TASK BRIEF —
Restate the data exactly as given and keep the pictures out.

====== DATASET EXTRACT

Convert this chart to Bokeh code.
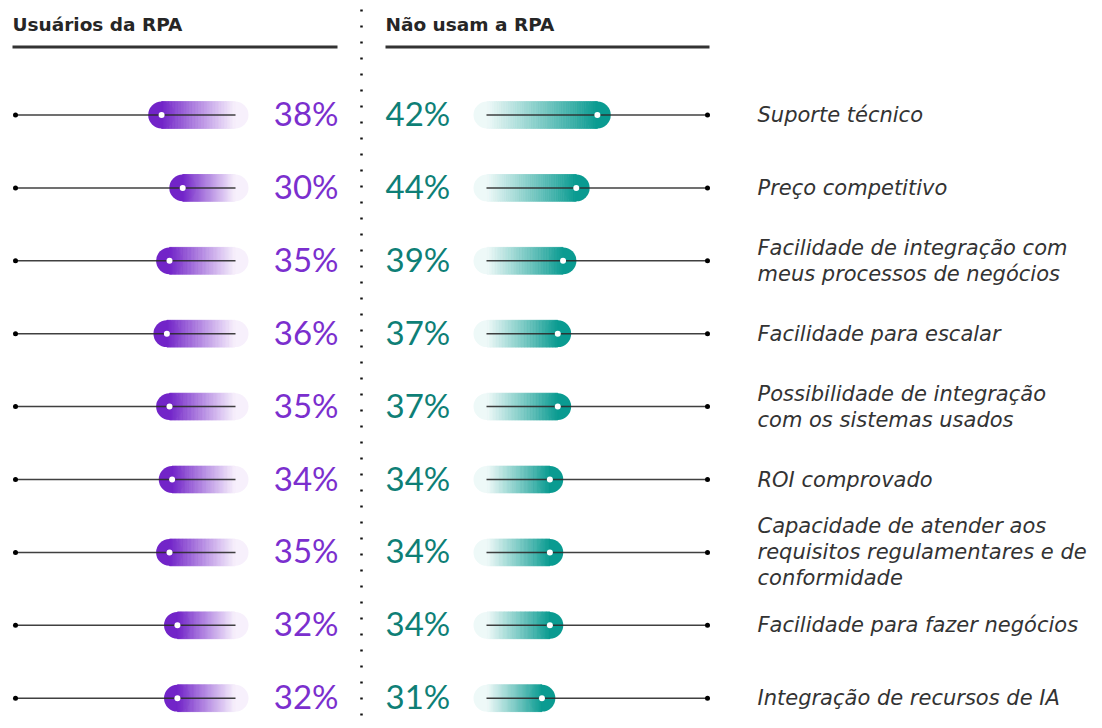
from bokeh.plotting import figure
from bokeh.models import Range1d, ColumnDataSource
from bokeh.core.properties import value
from bokeh.embed import file_html
from bokeh.resources import INLINE

# ---------------- data ----------------
categories = [
    "Suporte técnico",
    "Preço competitivo",
    "Facilidade de integração com\nmeus processos de negócios",
    "Facilidade para escalar",
    "Possibilidade de integração\ncom os sistemas usados",
    "ROI comprovado",
    "Capacidade de atender aos\nrequisitos regulamentares e de\nconformidade",
    "Facilidade para fazer negócios",
    "Integração de recursos de IA",
]
usuarios = [38, 30, 35, 36, 35, 34, 35, 32, 32]          # Usuários da RPA (%)
nao_usam = [42, 44, 39, 37, 37, 34, 34, 34, 31]          # Não usam a RPA (%) - labels
nao_usam_bar = [52, 44, 39, 37, 37, 34, 34, 34, 31]      # bar lengths as drawn in the source
header_left = "Usuários da RPA"
header_right = "Não usam a RPA"

# ---------------- styling ----------------
W, H = 1094, 720
PX = 2.64            # pixels per percent point
R_PX = 13.4          # pill cap radius (px)
R_U = R_PX / PX      # in value units
ROW0, ROWSTEP = 114.5, 72.9
HALF_H = R_PX / ROWSTEP
PURPLE_TXT = "#7B2FCE"
TEAL_TXT = "#0E7F76"
P_SOLID, P_LIGHT = (114, 36, 200), (247, 240, 252)
T_SOLID, T_LIGHT = (10, 155, 145), (238, 249, 248)
NSL = 48


def mix(c0, c1, t):
    return "#%02x%02x%02x" % tuple(int(round(a + (b - a) * t)) for a, b in zip(c0, c1))


p = figure(width=W, height=H, output_backend="svg", toolbar_location=None,
           x_range=Range1d(0, W), y_range=Range1d(H, 0), min_border=0)
p.axis.visible = False
p.grid.visible = False
p.outline_line_color = None
p.background_fill_color = "white"

# extra ranges: left (reversed %), right (%), rows
p.extra_x_ranges = {
    "left": Range1d(248 / PX, (248 - W) / PX),
    "right": Range1d(-473 / PX, (W - 473) / PX),
}
p.extra_y_ranges = {"row": Range1d((H - ROW0) / ROWSTEP, -ROW0 / ROWSTEP)}

rows = list(range(len(categories)))

# ---------------- headers ----------------
p.text(x=[12, 385], y=[24, 24], text=[header_left, header_right],
       text_font=value("DejaVu Sans"), text_font_style="bold", text_font_size="18.5px",
       text_color="#262626", text_baseline="middle", text_align="left")
p.segment(x0=[12, 385], y0=[46.5, 46.5], x1=[337, 709], y1=[46.5, 46.5],
          line_color="#333333", line_width=3)

# dotted separator
p.segment(x0=[361], y0=[9], x1=[361], y1=[H], line_color="#111111",
          line_width=2.5, line_dash="2 14")

# ---------------- pills ----------------
def pill(side, vals, solid, light):
    caps_x, caps_c, caps_y = [], [], []
    L, Rr, B, T, C = [], [], [], [], []
    for i, v in enumerate(vals):
        a, b = v - R_U, R_U       # solid end, light end (value units)
        caps_x += [a, b]
        caps_c += [mix(solid, light, 0), mix(solid, light, 1)]
        caps_y += [i, i]
        for k in range(NSL):
            t0, t1 = k / NSL, (k + 1) / NSL
            x0 = a + (b - a) * t0
            x1 = a + (b - a) * t1
            L.append(min(x0, x1)); Rr.append(max(x0, x1))
            B.append(i - HALF_H); T.append(i + HALF_H)
            C.append(mix(solid, light, (t0 + t1) / 2))
    p.scatter(x=caps_x, y=caps_y, size=2 * R_PX, fill_color=caps_c, line_color=None,
              x_range_name=side, y_range_name="row")
    p.quad(left=L, right=Rr, bottom=B, top=T, fill_color=C, line_color=C,
           line_width=0.8, x_range_name=side, y_range_name="row")


pill("left", usuarios, P_SOLID, P_LIGHT)
pill("right", nao_usam_bar, T_SOLID, T_LIGHT)

# guide lines
p.segment(x0=[15] * len(rows), x1=[235] * len(rows), y0=rows, y1=rows,
          line_color="#2b2b2b", line_width=1.5, line_alpha=0.9, y_range_name="row")
p.segment(x0=[486] * len(rows), x1=[707] * len(rows), y0=rows, y1=rows,
          line_color="#2b2b2b", line_width=1.5, line_alpha=0.9, y_range_name="row")
p.scatter(x=[15] * len(rows), y=rows, size=5, fill_color="black", line_color=None,
          y_range_name="row")
p.scatter(x=[707] * len(rows), y=rows, size=5, fill_color="black", line_color=None,
          y_range_name="row")

# white dots at value end
p.scatter(x=[v - R_U for v in usuarios], y=rows, size=6, fill_color="white",
          line_color=None, x_range_name="left", y_range_name="row")
p.scatter(x=[v - R_U for v in nao_usam_bar], y=rows, size=6, fill_color="white",
          line_color=None, x_range_name="right", y_range_name="row")

# ---------------- percentages ----------------
src = ColumnDataSource(dict(
    row=rows,
    lt=["%d%%" % v for v in usuarios],
    rt=["%d%%" % v for v in nao_usam],
    cat=categories,
))
p.text(x=338, y="row", text="lt", source=src, y_range_name="row",
       text_font=value("Lato"), text_font_size="33px", text_color=PURPLE_TXT,
       text_align="right", text_baseline="middle", y_offset=-2)
p.text(x=385, y="row", text="rt", source=src, y_range_name="row",
       text_font=value("Lato"), text_font_size="33px", text_color=TEAL_TXT,
       text_align="left", text_baseline="middle", y_offset=-2)

# ---------------- category labels ----------------
p.text(x=757, y="row", text="cat", source=src, y_range_name="row",
       text_font=value("DejaVu Sans"), text_font_style="italic", text_font_size="21px",
       text_color="#333333", text_align="left", text_baseline="middle",
       text_line_height=1.08)

open("out.html", "w").write(file_html(p, INLINE))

============

ANSWER TO THE TASK —
Convert this chart to Bokeh code.
from bokeh.plotting import figure
from bokeh.models import Range1d, ColumnDataSource
from bokeh.core.properties import value
from bokeh.embed import file_html
from bokeh.resources import INLINE

# ---------------- data ----------------
categories = [
    "Suporte técnico",
    "Preço competitivo",
    "Facilidade de integração com\nmeus processos de negócios",
    "Facilidade para escalar",
    "Possibilidade de integração\ncom os sistemas usados",
    "ROI comprovado",
    "Capacidade de atender aos\nrequisitos regulamentares e de\nconformidade",
    "Facilidade para fazer negócios",
    "Integração de recursos de IA",
]
usuarios = [38, 30, 35, 36, 35, 34, 35, 32, 32]          # Usuários da RPA (%)
nao_usam = [42, 44, 39, 37, 37, 34, 34, 34, 31]          # Não usam a RPA (%) - labels
nao_usam_bar = [52, 44, 39, 37, 37, 34, 34, 34, 31]      # bar lengths as drawn in the source
header_left = "Usuários da RPA"
header_right = "Não usam a RPA"

# ---------------- styling ----------------
W, H = 1094, 720
PX = 2.64            # pixels per percent point
R_PX = 13.4          # pill cap radius (px)
R_U = R_PX / PX      # in value units
ROW0, ROWSTEP = 114.5, 72.9
HALF_H = R_PX / ROWSTEP
PURPLE_TXT = "#7B2FCE"
TEAL_TXT = "#0E7F76"
P_SOLID, P_LIGHT = (114, 36, 200), (247, 240, 252)
T_SOLID, T_LIGHT = (10, 155, 145), (238, 249, 248)
NSL = 48


def mix(c0, c1, t):
    return "#%02x%02x%02x" % tuple(int(round(a + (b - a) * t)) for a, b in zip(c0, c1))


p = figure(width=W, height=H, output_backend="svg", toolbar_location=None,
           x_range=Range1d(0, W), y_range=Range1d(H, 0), min_border=0)
p.axis.visible = False
p.grid.visible = False
p.outline_line_color = None
p.background_fill_color = "white"

# extra ranges: left (reversed %), right (%), rows
p.extra_x_ranges = {
    "left": Range1d(248 / PX, (248 - W) / PX),
    "right": Range1d(-473 / PX, (W - 473) / PX),
}
p.extra_y_ranges = {"row": Range1d((H - ROW0) / ROWSTEP, -ROW0 / ROWSTEP)}

rows = list(range(len(categories)))

# ---------------- headers ----------------
p.text(x=[12, 385], y=[24, 24], text=[header_left, header_right],
       text_font=value("DejaVu Sans"), text_font_style="bold", text_font_size="18.5px",
       text_color="#262626", text_baseline="middle", text_align="left")
p.segment(x0=[12, 385], y0=[46.5, 46.5], x1=[337, 709], y1=[46.5, 46.5],
          line_color="#333333", line_width=3)

# dotted separator
p.segment(x0=[361], y0=[9], x1=[361], y1=[H], line_color="#111111",
          line_width=2.5, line_dash="2 14")

# ---------------- pills ----------------
def pill(side, vals, solid, light):
    caps_x, caps_c, caps_y = [], [], []
    L, Rr, B, T, C = [], [], [], [], []
    for i, v in enumerate(vals):
        a, b = v - R_U, R_U       # solid end, light end (value units)
        caps_x += [a, b]
        caps_c += [mix(solid, light, 0), mix(solid, light, 1)]
        caps_y += [i, i]
        for k in range(NSL):
            t0, t1 = k / NSL, (k + 1) / NSL
            x0 = a + (b - a) * t0
            x1 = a + (b - a) * t1
            L.append(min(x0, x1)); Rr.append(max(x0, x1))
            B.append(i - HALF_H); T.append(i + HALF_H)
            C.append(mix(solid, light, (t0 + t1) / 2))
    p.scatter(x=caps_x, y=caps_y, size=2 * R_PX, fill_color=caps_c, line_color=None,
              x_range_name=side, y_range_name="row")
    p.quad(left=L, right=Rr, bottom=B, top=T, fill_color=C, line_color=C,
           line_width=0.8, x_range_name=side, y_range_name="row")


pill("left", usuarios, P_SOLID, P_LIGHT)
pill("right", nao_usam_bar, T_SOLID, T_LIGHT)

# guide lines
p.segment(x0=[15] * len(rows), x1=[235] * len(rows), y0=rows, y1=rows,
          line_color="#2b2b2b", line_width=1.5, line_alpha=0.9, y_range_name="row")
p.segment(x0=[486] * len(rows), x1=[707] * len(rows), y0=rows, y1=rows,
          line_color="#2b2b2b", line_width=1.5, line_alpha=0.9, y_range_name="row")
p.scatter(x=[15] * len(rows), y=rows, size=5, fill_color="black", line_color=None,
          y_range_name="row")
p.scatter(x=[707] * len(rows), y=rows, size=5, fill_color="black", line_color=None,
          y_range_name="row")

# white dots at value end
p.scatter(x=[v - R_U for v in usuarios], y=rows, size=6, fill_color="white",
          line_color=None, x_range_name="left", y_range_name="row")
p.scatter(x=[v - R_U for v in nao_usam_bar], y=rows, size=6, fill_color="white",
          line_color=None, x_range_name="right", y_range_name="row")

# ---------------- percentages ----------------
src = ColumnDataSource(dict(
    row=rows,
    lt=["%d%%" % v for v in usuarios],
    rt=["%d%%" % v for v in nao_usam],
    cat=categories,
))
p.text(x=338, y="row", text="lt", source=src, y_range_name="row",
       text_font=value("Lato"), text_font_size="33px", text_color=PURPLE_TXT,
       text_align="right", text_baseline="middle", y_offset=-2)
p.text(x=385, y="row", text="rt", source=src, y_range_name="row",
       text_font=value("Lato"), text_font_size="33px", text_color=TEAL_TXT,
       text_align="left", text_baseline="middle", y_offset=-2)

# ---------------- category labels ----------------
p.text(x=757, y="row", text="cat", source=src, y_range_name="row",
       text_font=value("DejaVu Sans"), text_font_style="italic", text_font_size="21px",
       text_color="#333333", text_align="left", text_baseline="middle",
       text_line_height=1.08)

open("out.html", "w").write(file_html(p, INLINE))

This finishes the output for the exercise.